"Mihee Nahm: Soaked" at Women & Their Work
In this solo exhibition, the artist invites us to take a walk with her down memory lane
Reviewed by Cat McCarrey, Fri., Feb. 14, 2020
Memory can be overwhelming, powerful – a force to be reckoned with. In the solo exhibition "Soaked," artist Mihee Nahm grapples with the power of memory through nature. Her exquisite paintings capitalize on small scenes collected through her walks. She lays a moment out on canvas or paper, and we complete it with our own experiences.
Nahm's paintings raise an intensely sensory feeling. Standing in front of a duo of leaf-covered canvas (Submerged), my nose prickles with the rich scent of rotting leaves and compressed earth, autumn in muted brown and gold. In certain landscapes of rocks and rivers, I can feel the wind sweeping down creek beds, taste the dusty earth whipping around me. "Landscape itself allows me to drift into a peaceful, calm state," Nahm has stated about her work, and it's not a difficult jump for someone to join her in that nirvanic realm.

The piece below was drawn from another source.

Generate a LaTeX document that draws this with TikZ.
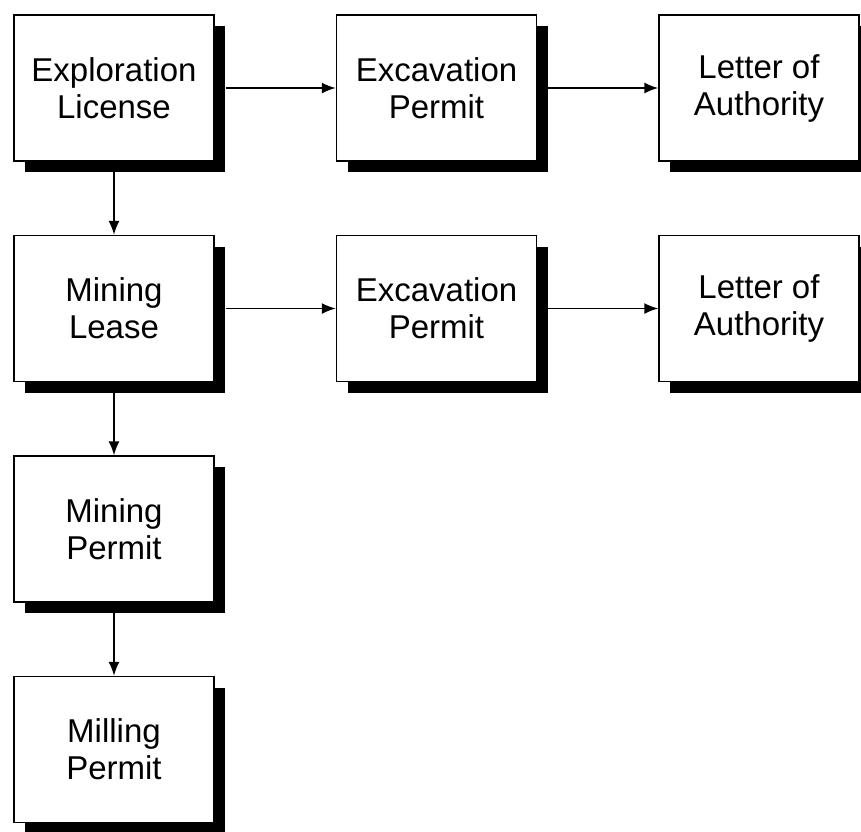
\documentclass[tikz,border=0pt]{standalone}
\usepackage{fontspec}
\setmainfont{Liberation Sans}
\usetikzlibrary{positioning,shadows,arrows.meta}
\colorlet{box edge}{black}
\colorlet{box shade}{black}
\tikzset{
  permit/.style={draw=box edge, line width=0.75pt, fill=white,
    minimum width=100pt, minimum height=73pt, inner sep=0pt, align=center,
    font=\fontsize{16.5}{18.5}\selectfont,
    drop shadow={shadow xshift=5.5pt, shadow yshift=-5.5pt, fill=box shade, opacity=1}},
  link/.style={draw, line width=0.75pt, -{Latex[length=7pt,width=5.5pt]}}
  }

\begin{document}
\begin{tikzpicture}[x=0.5pt,y=-0.5pt, node distance=36.5pt and 60.5pt]
   \useasboundingbox (0,0) rectangle (861,831);

   \node[permit] (explore) at (114,88) {Exploration\\License};
   \node[permit, right=of explore] (excavA) {Excavation\\Permit};
   \node[permit, right=of excavA] (letterA) {Letter of\\Authority};

   \node[permit, below=of explore] (lease) {Mining\\Lease};
   \node[permit, right=of lease] (excavB) {Excavation\\Permit};
   \node[permit, right=of excavB] (letterB) {Letter of\\Authority};

   \node[permit, below=of lease] (mining) {Mining\\Permit};
   \node[permit, below=of mining] (milling) {Milling\\Permit};

   % shadow sits on the right and below, so links start past it
   \path[link] (explore.east) ++(5.5pt,0) -- (excavA.west);
   \path[link] (excavA.east) ++(5.5pt,0) -- (letterA.west);
   \path[link] (lease.east) ++(5.5pt,0) -- (excavB.west);
   \path[link] (excavB.east) ++(5.5pt,0) -- (letterB.west);

   \path[link] (explore) -- (lease);
   \path[link] (lease) -- (mining);
   \path[link] (mining) -- (milling);
\end{tikzpicture}
\end{document}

The pieces, starkly displayed on four walls of Women & Their Work's gallery, range from large canvas triptychs to grids of small paintings. You walk from Wall A to D, turning through four corners, four phases of Nahm's work. The earliest pieces display collections. Here are leaves pinned to paper, gathered in plastic bags, spare and delicately detailed crispy leaf edges, shiny crinkles in plastic bags, dripping water creating a dark stain down the canvas. Wall B is a stunning grid of sparsely framed papers. Nahm calls these untitled works the first step in her process, scenes captured from photos of her outings. Each rectangle serves as a swim through memory. Like old slide shows, the scenes take you headfirst into the moment: Piled up pine trees offer the spice of Christmas tree shopping, a dark square shows the moonlight glinting off rustling leaves, rocky shores betray the lap of water as it meets the rocks.

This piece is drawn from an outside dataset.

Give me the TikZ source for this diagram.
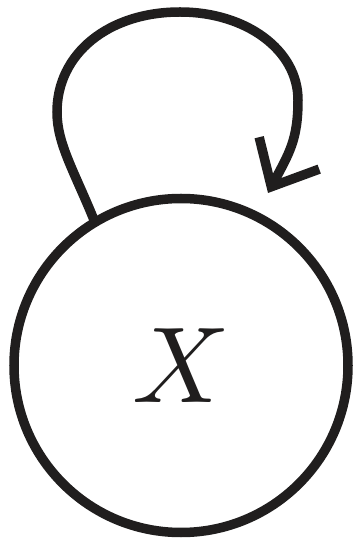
\documentclass[tikz,border=0pt]{standalone}
\usetikzlibrary{arrows.meta}
\definecolor{ink}{RGB}{32,30,30}
\begin{document}
\begin{tikzpicture}[x=1pt,y=1pt,line width=9.5pt,ink,
  >={Straight Barb[length=38pt,width=68pt,line cap=butt,line join=miter]},
  statenode/.style={draw,circle,minimum size=334pt,inner sep=0pt,outer sep=0pt}]
\useasboundingbox (0,0) rectangle (358,544);
\node[statenode] (x) at (181,178.5) {\scalebox{10.8}{$X$}};
\coordinate (left) at (57,432);
\coordinate (top) at (180,532);
\coordinate (right) at (298,444);
\coordinate (tip) at (268,351);
\draw[->] (x.121) .. controls +(112:55) and +(0,-32) .. (left)
  .. controls +(0,58) and +(-72,0) .. (top)
  .. controls +(66,0) and +(0,50) .. (right)
  .. controls +(0,-40) and +(62:45) .. (tip);
\end{tikzpicture}
\end{document}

The final two walls are the most experimental of her offerings. Nahm, who recently returned to Texas and creating art after working in Korea, says that her style goal was to "loosen up," and it's easy to see her getting bigger with ideas (and not just based on canvas scale alone). The intense detail of her early works and first impressions makes way for more ethereal space. One wall centerpiece, a three-canvas vertical called Earth Water, starts with perfectly rendered rocks drifting upward, morphing as ghostly spiked branches rise from water. Here, solid earth evaporates into misty eddies, and her details become gentle brushstrokes. The scene drifts away, perhaps further into the annals of memory.

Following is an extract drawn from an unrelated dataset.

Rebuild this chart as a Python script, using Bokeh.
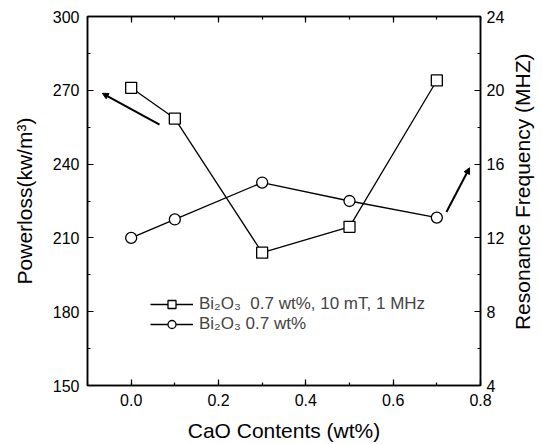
import math
from bokeh.plotting import figure
from bokeh.layouts import row
from bokeh.models import (Range1d, LinearAxis, SingleIntervalTicker, Legend, LegendItem,
                          Arrow, NormalHead, NumeralTickFormatter, CustomLabelingPolicy)
from bokeh.core.properties import value
from bokeh.embed import file_html
from bokeh.resources import INLINE

# ---- data ----
cao = [0.0, 0.1, 0.3, 0.5, 0.7]
powerloss = [271.0, 258.5, 204.0, 214.5, 274.0]
freq = [12.0, 13.0, 15.0, 14.0, 13.1]
label_power = "Bi₂O₃  0.7 wt%, 10 mT, 1 MHz"
label_freq = "Bi₂O₃ 0.7 wt%"
xlabel = "CaO Contents (wt%)"
ylabel_left = "Powerloss(kw/m³)"
ylabel_right = "Resonance Frequency (MHZ)"
# arrow annotations (tail -> head), in data units
arrow_left = [0.065, 256.0, -0.066, 268.8]
arrow_right = [0.722, 13.4, 0.775, 15.8]

FONT = "Liberation Sans"

p = figure(width=508, height=444, output_backend="svg", toolbar_location=None,
           x_range=Range1d(-0.1, 0.8), y_range=Range1d(150, 300),
           min_border_left=87, min_border_right=28, min_border_top=16, min_border_bottom=59)
p.xgrid.visible = False
p.ygrid.visible = False
p.outline_line_color = "black"
p.outline_line_width = 1.5
p.extra_y_ranges = {"right": Range1d(4, 24)}

def style(ax, size="16px"):
    ax.major_tick_in = 6
    ax.major_tick_out = 0
    ax.minor_tick_in = 3
    ax.minor_tick_out = 0
    ax.axis_line_width = 1.5
    ax.major_tick_line_width = 1.2
    ax.minor_tick_line_width = 1.2
    ax.major_label_text_font = FONT
    ax.major_label_text_font_size = size
    ax.major_label_text_color = "black"
    ax.axis_label_text_font = FONT
    ax.axis_label_text_font_size = "21px"
    ax.axis_label_text_font_style = "normal"
    ax.axis_label_text_color = "black"

# bottom
xa = p.xaxis[0]
xa.ticker = SingleIntervalTicker(interval=0.2, num_minor_ticks=2)
xa.formatter = NumeralTickFormatter(format="0.0")
xa.axis_label = xlabel
style(xa)
xa.major_label_standoff = 8
xa.axis_label_standoff = 10

# left
ya = p.yaxis[0]
ya.ticker = SingleIntervalTicker(interval=30, num_minor_ticks=2)
ya.axis_label = ylabel_left
style(ya)
ya.major_label_standoff = 8
ya.axis_label_standoff = 14

# right (ticks + numbers)
ra = LinearAxis(y_range_name="right", ticker=SingleIntervalTicker(interval=4, num_minor_ticks=2))
style(ra)
ra.major_label_standoff = 6
p.add_layout(ra, "right")

# top (ticks only, no labels)
ta = LinearAxis(ticker=SingleIntervalTicker(interval=0.2, num_minor_ticks=2),
                major_label_policy=CustomLabelingPolicy(code="""
                    for (const i of [...indices]) { indices.unset(i) }
                    return indices
                """))
style(ta)
ta.major_label_standoff = 0
p.add_layout(ta, "above")

# series
l1 = p.line(cao, powerloss, line_color="black", line_width=1.3)
m1 = p.scatter(cao, powerloss, marker="square", size=11, fill_color="white",
               line_color="black", line_width=1.3)
l2 = p.line(cao, freq, line_color="black", line_width=1.3, y_range_name="right")
m2 = p.scatter(cao, freq, marker="circle", size=11, fill_color="white",
               line_color="black", line_width=1.3, y_range_name="right")

# arrows
p.add_layout(Arrow(x_start=arrow_left[0], y_start=arrow_left[1], x_end=arrow_left[2], y_end=arrow_left[3],
                   line_width=2, line_color="black",
                   end=NormalHead(size=6, fill_color="black", line_color="black")))
p.add_layout(Arrow(x_start=arrow_right[0], y_start=arrow_right[1], x_end=arrow_right[2], y_end=arrow_right[3],
                   y_range_name="right", line_width=2, line_color="black",
                   end=NormalHead(size=6, fill_color="black", line_color="black")))

legend = Legend(items=[LegendItem(label=label_power, renderers=[l1, m1]),
                       LegendItem(label=label_freq, renderers=[l2, m2])],
                location=(63, 51), padding=0, margin=0, spacing=0,
                glyph_width=43, glyph_height=20, label_height=20, label_standoff=6,
                label_text_font=FONT, label_text_font_size="17px",
                border_line_color=None, background_fill_alpha=0)
p.add_layout(legend)

# narrow strip holding the right-hand axis title, reading bottom-to-top as in the reference
p2 = figure(width=34, height=444, output_backend="svg", toolbar_location=None,
            x_range=Range1d(0, 1), y_range=Range1d(0, 1),
            min_border_left=0, min_border_right=0, min_border_top=0, min_border_bottom=0)
p2.axis.visible = False
p2.grid.visible = False
p2.outline_line_color = None
p2.text(x=[0.42], y=[0.525], text=[ylabel_right], angle=math.pi / 2,
        text_font=value(FONT), text_font_size="21px", text_color="black",
        text_align="center", text_baseline="middle")

layout = row(p, p2, spacing=0)
open("out.html", "w").write(file_html(layout, INLINE))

The combination of natural focus and pure size in her more recent pieces transition Nahm's artistic goal from mere recreation to a narrative space. Instead of relying on shared memory, there's now a mystery that pulls at the viewer. While not as nostalgia-evoking as the first-stage paintings or the expressionistic scenes of rocks and water, these works still leave the viewer with an imprint of earth and vegetation, and perhaps, something more. A journey into the synapses where memory resides? A promise of discovering our own buried hopes and joys? It's possible.